Chez Look & Fin, Frédéric Levy Morelle indique que ce changement de législation "représente une bouffée d’oxygène et a permis de répondre aux besoins de l’immobilier". Il cite le projet du Gesù, récemment financé sur sa plateforme. "Le projet a récolté 2 millions d’euros sur notre plateforme. L’argent va servir à la reconversion du site en face du Botanique en 20.000 à 25.000 m² de surface résidentielle, commerciale et de leasing, et permettre l’essor d’un nouveau quartier, explique-t-il. Nous n’aurions jamais pu financer ce projet à hauteur de 2 millions d’euros si la législation n’avait pas évolué."

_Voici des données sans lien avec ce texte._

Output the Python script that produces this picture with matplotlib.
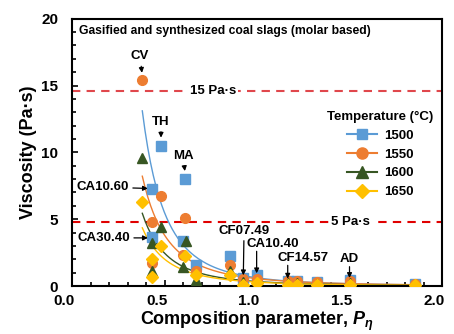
import numpy as np
import matplotlib
matplotlib.use('Agg')
import matplotlib.pyplot as plt
import matplotlib.transforms as mtransforms

plt.rcParams['font.family'] = ['Liberation Sans', 'DejaVu Sans']
plt.rcParams['font.weight'] = 'bold'
plt.rcParams['axes.labelweight'] = 'bold'
plt.rcParams['mathtext.fontset'] = 'custom'
plt.rcParams['mathtext.it'] = 'Liberation Sans:bold:italic'
plt.rcParams['mathtext.rm'] = 'Liberation Sans:bold'

# viscosity data (Pa.s), one list per temperature
temps = ['1500', '1550', '1600', '1650']
x_1500 = [0.48, 0.61, 0.434, 0.434, 0.598, 0.67, 0.855, 0.926, 1.0, 1.166, 1.218, 1.326, 1.5, 1.854]
y_1500 = [10.5, 8.0, 7.24, 3.7, 3.36, 1.6, 2.26, 0.62, 0.8, 0.4, 0.4, 0.3, 0.45, 0.15]
x_1550 = [0.378, 0.48, 0.61, 0.434, 0.434, 0.598, 0.67, 0.855, 0.926, 1.0, 1.166, 1.218, 1.326, 1.5, 1.854]
y_1550 = [15.4, 6.74, 5.1, 4.76, 1.7, 2.33, 1.1, 1.58, 0.55, 0.55, 0.37, 0.35, 0.28, 0.35, 0.13]
x_1600 = [0.378, 0.48, 0.616, 0.434, 0.434, 0.598, 0.67, 0.855, 0.926, 1.0, 1.166, 1.218, 1.326, 1.5, 1.854]
y_1600 = [9.6, 4.43, 3.33, 3.2, 1.1, 1.4, 0.45, 1.15, 0.3, 0.08, 0.2, 0.2, 0.15, 0.2, 0.1]
x_1650 = [0.378, 0.48, 0.61, 0.434, 0.434, 0.67, 0.855, 0.926, 1.0, 1.166, 1.218, 1.326, 1.5, 1.854]
y_1650 = [6.25, 3.03, 2.24, 2.0, 0.7, 0.8, 0.83, 0.1, 0.2, 0.1, 0.1, 0.08, 0.05, 0.08]

# power-law trend lines y = a * x^b, coefficients
fit_a = [0.61, 0.547, 0.332, 0.287]
fit_b = [-3.17, -2.8, -2.89, -2.81]
fit_x0, fit_x1 = 0.38, 1.85

colors = ['#5B9BD5', '#ED7D31', '#375623', '#FFC000']
markers = ['s', 'o', '^', 'D']
msizes = [6.5, 7, 7, 6]

fig = plt.figure(figsize=(4.54, 3.34), dpi=100)
ax = fig.add_axes([0.1586, 0.1437, 0.815, 0.8003])

xs = [x_1500, x_1550, x_1600, x_1650]
ys = [y_1500, y_1550, y_1600, y_1650]
xf = np.linspace(fit_x0, fit_x1, 200)
for i in range(4):
    ax.plot(xf, fit_a[i] * xf ** fit_b[i], color=colors[i], lw=1.0, zorder=2)
    ax.plot(xs[i], ys[i], linestyle='none', marker=markers[i], ms=msizes[i],
            color=colors[i], zorder=3)

# legend entries drawn as line + marker
handles = []
for i in range(4):
    h, = ax.plot([], [], color=colors[i], lw=1.5, marker=markers[i], ms=msizes[i] + 1)
    handles.append(h)
leg = ax.legend(handles, temps, title='Temperature (\u00b0C)', frameon=False,
                loc='upper left', bbox_to_anchor=(0.675, 0.675), fontsize=9.5,
                title_fontsize=9.5, handlelength=2.3, labelspacing=0.5,
                borderaxespad=0, handletextpad=0.5)
leg.get_title().set_fontweight('bold')

# reference lines
ax.axhline(14.6, color='#E0474C', ls=(0, (4, 3)), lw=1.5, zorder=1)
ax.axhline(4.8, color='#E00000', ls=(0, (4, 3)), lw=1.5, zorder=1)
ax.text(0.762, 14.6, '15 Pa\u00b7s', ha='center', va='center', fontsize=9.5,
        bbox=dict(facecolor='white', edgecolor='none', pad=1.5), zorder=4)
ax.text(1.503, 4.8, '5 Pa\u00b7s', ha='center', va='center', fontsize=9.5,
        bbox=dict(facecolor='white', edgecolor='none', pad=1.5), zorder=4)

ax.text(0.038, 19.1, 'Gasified and synthesized coal slags (molar based)',
        ha='left', va='center', fontsize=8.7)

arr = dict(arrowstyle='-|>', color='k', lw=0.9, mutation_scale=7, shrinkA=1, shrinkB=0)
ax.annotate('CV', xy=(0.378, 15.95), xytext=(0.368, 17.2), ha='center', va='center',
            fontsize=9.5, arrowprops=arr)
ax.annotate('TH', xy=(0.481, 11.1), xytext=(0.481, 12.3), ha='center', va='center',
            fontsize=9.5, arrowprops=arr)
ax.annotate('MA', xy=(0.61, 8.6), xytext=(0.6, 9.75), ha='center', va='center',
            fontsize=9.5, arrowprops=arr)
ax.annotate('CA10.60', xy=(0.41, 7.3), xytext=(0.165, 7.4), ha='center', va='center',
            fontsize=9.5, arrowprops=arr)
ax.annotate('CA30.40', xy=(0.41, 3.6), xytext=(0.17, 3.6), ha='center', va='center',
            fontsize=9.5, arrowprops=arr)
ax.annotate('CF07.49', xy=(0.926, 0.8), xytext=(0.93, 4.15), ha='center', va='center',
            fontsize=9.5, arrowprops=arr)
ax.text(1.086, 3.15, 'CA10.40', ha='center', va='center', fontsize=9.5)
ax.annotate('', xy=(0.998, 0.95), xytext=(0.998, 2.7), arrowprops=arr)
ax.text(1.249, 2.13, 'CF14.57', ha='center', va='center', fontsize=9.5)
ax.annotate('', xy=(1.166, 0.55), xytext=(1.166, 1.65), arrowprops=arr)
ax.text(1.497, 2.05, 'AD', ha='center', va='center', fontsize=9.5)
ax.annotate('', xy=(1.5, 0.6), xytext=(1.5, 1.55), arrowprops=arr)

ax.set_xlim(0, 2)
ax.set_ylim(0, 20)
ax.set_xticks([0, 0.5, 1.0, 1.5, 2.0])
ax.set_xticklabels(['0.0', '0.5', '1.0', '1.5', '2.0'])
ax.set_yticks([0, 5, 10, 15, 20])
ax.set_xticks(np.arange(0, 2.01, 0.1), minor=True)
ax.set_yticks(np.arange(0, 20.1, 1), minor=True)
ax.tick_params(which='both', direction='in', labelsize=11, width=1.2)
ax.tick_params(which='major', length=4)
ax.tick_params(which='minor', length=3)
ax.tick_params(axis='x', pad=6)
ax.tick_params(axis='y', pad=10)
for lab in ax.get_xticklabels() + ax.get_yticklabels():
    lab.set_fontweight('bold')
# x labels sit a little left of their ticks in the original
shift = mtransforms.ScaledTranslation(-8 / 100, 0, fig.dpi_scale_trans)
for lab in ax.get_xticklabels():
    lab.set_transform(lab.get_transform() + shift)
for s in ax.spines.values():
    s.set_linewidth(1.5)
ax.set_xlabel('Composition parameter, $P_\\eta$', fontsize=13, labelpad=1)
ax.set_ylabel('Viscosity (Pa\u00b7s)', fontsize=13, labelpad=3)

fig.savefig('out.png', dpi=100)
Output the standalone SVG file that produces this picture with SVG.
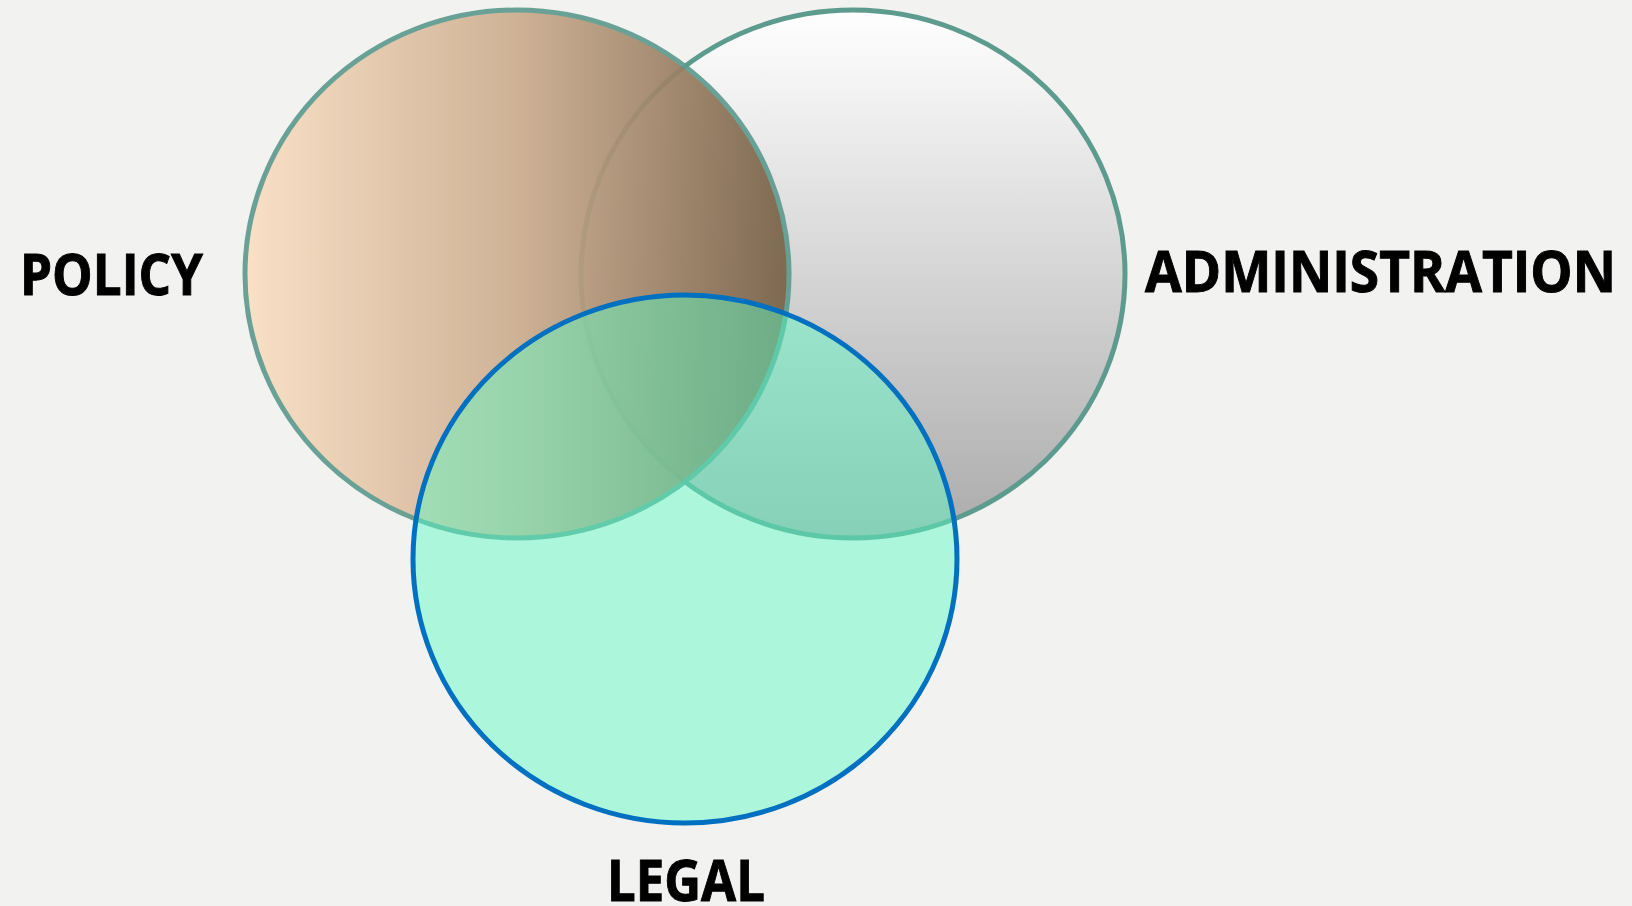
<svg xmlns="http://www.w3.org/2000/svg" width="1632" height="906" viewBox="0 0 1632 906">
<defs>
<linearGradient id="gPolicy" x1="0" y1="0" x2="1" y2="0">
<stop offset="0" stop-color="#FADFC3"/>
<stop offset="0.5" stop-color="#CCAD8F"/>
<stop offset="1" stop-color="#776046"/>
</linearGradient>
<linearGradient id="gAdmin" x1="0" y1="0" x2="0" y2="1">
<stop offset="0" stop-color="#FFFFFF"/>
<stop offset="1" stop-color="#ABABAB"/>
</linearGradient>
<style>
.ring{stroke:#5E9B8F;stroke-width:5}
.lbl{font-family:"Open Sans","Noto Sans","Liberation Sans",sans-serif;font-weight:bold;font-size:57px;fill:#000;stroke:#000;stroke-width:1}
</style>
</defs>
<rect width="1632" height="906" fill="#F2F2F0"/>
<g id="administration">
<ellipse cx="853" cy="274" rx="272" ry="264" fill="url(#gAdmin)" class="ring"/>
</g>
<g id="policy" opacity="0.92">
<ellipse cx="517" cy="274" rx="272" ry="264" fill="url(#gPolicy)" class="ring"/>
</g>
<g id="legal">
<ellipse cx="685" cy="559" rx="272" ry="264" fill="#5AFDC4" fill-opacity="0.46" stroke="#0070C0" stroke-width="5"/>
</g>
<g id="labels">
<text class="lbl" x="20" y="295" textLength="183" lengthAdjust="spacingAndGlyphs">POLICY</text>
<text class="lbl" x="1145" y="292" textLength="471" lengthAdjust="spacingAndGlyphs">ADMINISTRATION</text>
<text class="lbl" x="607" y="901" textLength="158" lengthAdjust="spacingAndGlyphs">LEGAL</text>
</g>
</svg>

Retard sur les pays voisins
L’évolution de la loi Prospectus va également permettre au marché belge du crowdlending en immobilier de se développer. Car la Belgique s’avère en retard par rapport aux pays voisins sur cette matière. "Le crowdlending en immobilier va gagner en popularité en Belgique. Aux Pays-Bas, on a atteint un volume d’un milliard d’euros levés par crowdlending le mois dernier. Chaque année, 300 millions d’euros de projets immobiliers sont financés et cela continue de progresser. En Italie, cette forme de financement de l’immobilier est aussi très populaire. La France et le Royaume-Uni connaissent aussi une belle croissance, avec un montant d’un milliard d’euros levé par crowdlending chaque année", constate Peter De Bruyne.
D’ailleurs, Bolero Crowdfunding dispose d’autres dossiers. Et Look & Fin également. "Récemment, nous avons examiné un nouveau projet immobilier qui va bientôt être proposé aux investisseurs", indique Frédéric Levy Morelle.
La troisième voie pour investir dans l’immobilier semble donc bien ouverte.